** WHAT NEEDS TO BE DONE **
Transcribe the lines below verbatim, skipping the images.

** SUPPLIED DATA **
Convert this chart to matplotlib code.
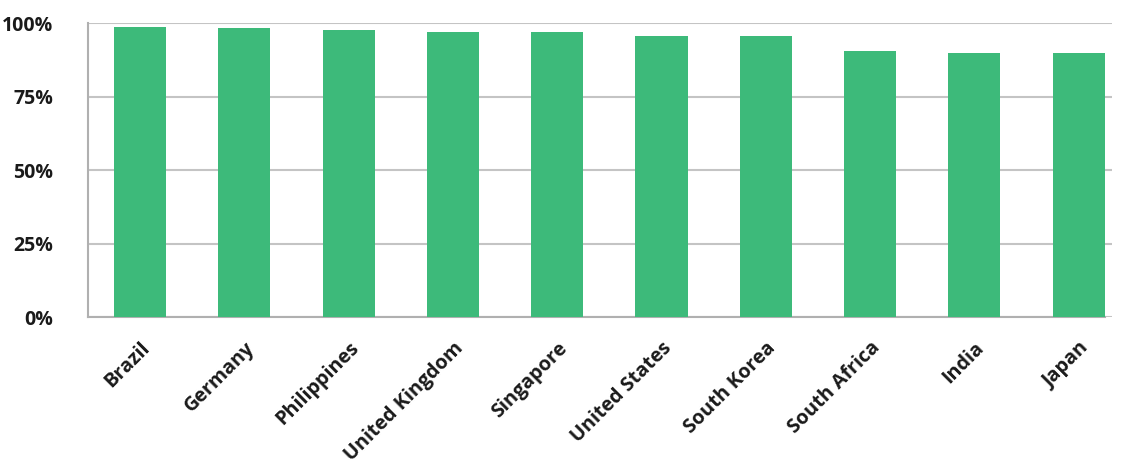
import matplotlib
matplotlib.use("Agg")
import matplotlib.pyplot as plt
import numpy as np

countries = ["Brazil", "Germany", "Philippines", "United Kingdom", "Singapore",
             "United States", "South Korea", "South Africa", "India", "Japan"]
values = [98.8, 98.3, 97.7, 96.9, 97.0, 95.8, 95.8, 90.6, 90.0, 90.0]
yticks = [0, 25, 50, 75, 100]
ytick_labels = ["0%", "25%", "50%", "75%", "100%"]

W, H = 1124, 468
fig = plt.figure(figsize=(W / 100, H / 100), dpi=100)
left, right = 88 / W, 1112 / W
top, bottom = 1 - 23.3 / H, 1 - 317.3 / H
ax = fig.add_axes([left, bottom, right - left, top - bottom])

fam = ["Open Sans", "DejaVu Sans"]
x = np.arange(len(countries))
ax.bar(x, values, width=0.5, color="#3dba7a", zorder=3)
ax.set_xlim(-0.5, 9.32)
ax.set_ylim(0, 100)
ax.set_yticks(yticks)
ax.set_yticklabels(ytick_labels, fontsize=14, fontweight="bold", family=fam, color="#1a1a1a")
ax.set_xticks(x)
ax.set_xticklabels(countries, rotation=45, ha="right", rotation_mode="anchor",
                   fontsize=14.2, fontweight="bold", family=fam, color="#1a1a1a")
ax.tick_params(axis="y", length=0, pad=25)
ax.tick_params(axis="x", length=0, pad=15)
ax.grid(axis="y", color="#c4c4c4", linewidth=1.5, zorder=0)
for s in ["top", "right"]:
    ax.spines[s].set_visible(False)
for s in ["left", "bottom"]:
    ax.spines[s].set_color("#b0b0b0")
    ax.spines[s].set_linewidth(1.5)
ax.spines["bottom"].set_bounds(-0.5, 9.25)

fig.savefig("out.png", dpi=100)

** THE RESULT **
Convert this chart to matplotlib code.
import matplotlib
matplotlib.use("Agg")
import matplotlib.pyplot as plt
import numpy as np

countries = ["Brazil", "Germany", "Philippines", "United Kingdom", "Singapore",
             "United States", "South Korea", "South Africa", "India", "Japan"]
values = [98.8, 98.3, 97.7, 96.9, 97.0, 95.8, 95.8, 90.6, 90.0, 90.0]
yticks = [0, 25, 50, 75, 100]
ytick_labels = ["0%", "25%", "50%", "75%", "100%"]

W, H = 1124, 468
fig = plt.figure(figsize=(W / 100, H / 100), dpi=100)
left, right = 88 / W, 1112 / W
top, bottom = 1 - 23.3 / H, 1 - 317.3 / H
ax = fig.add_axes([left, bottom, right - left, top - bottom])

fam = ["Open Sans", "DejaVu Sans"]
x = np.arange(len(countries))
ax.bar(x, values, width=0.5, color="#3dba7a", zorder=3)
ax.set_xlim(-0.5, 9.32)
ax.set_ylim(0, 100)
ax.set_yticks(yticks)
ax.set_yticklabels(ytick_labels, fontsize=14, fontweight="bold", family=fam, color="#1a1a1a")
ax.set_xticks(x)
ax.set_xticklabels(countries, rotation=45, ha="right", rotation_mode="anchor",
                   fontsize=14.2, fontweight="bold", family=fam, color="#1a1a1a")
ax.tick_params(axis="y", length=0, pad=25)
ax.tick_params(axis="x", length=0, pad=15)
ax.grid(axis="y", color="#c4c4c4", linewidth=1.5, zorder=0)
for s in ["top", "right"]:
    ax.spines[s].set_visible(False)
for s in ["left", "bottom"]:
    ax.spines[s].set_color("#b0b0b0")
    ax.spines[s].set_linewidth(1.5)
ax.spines["bottom"].set_bounds(-0.5, 9.25)

fig.savefig("out.png", dpi=100)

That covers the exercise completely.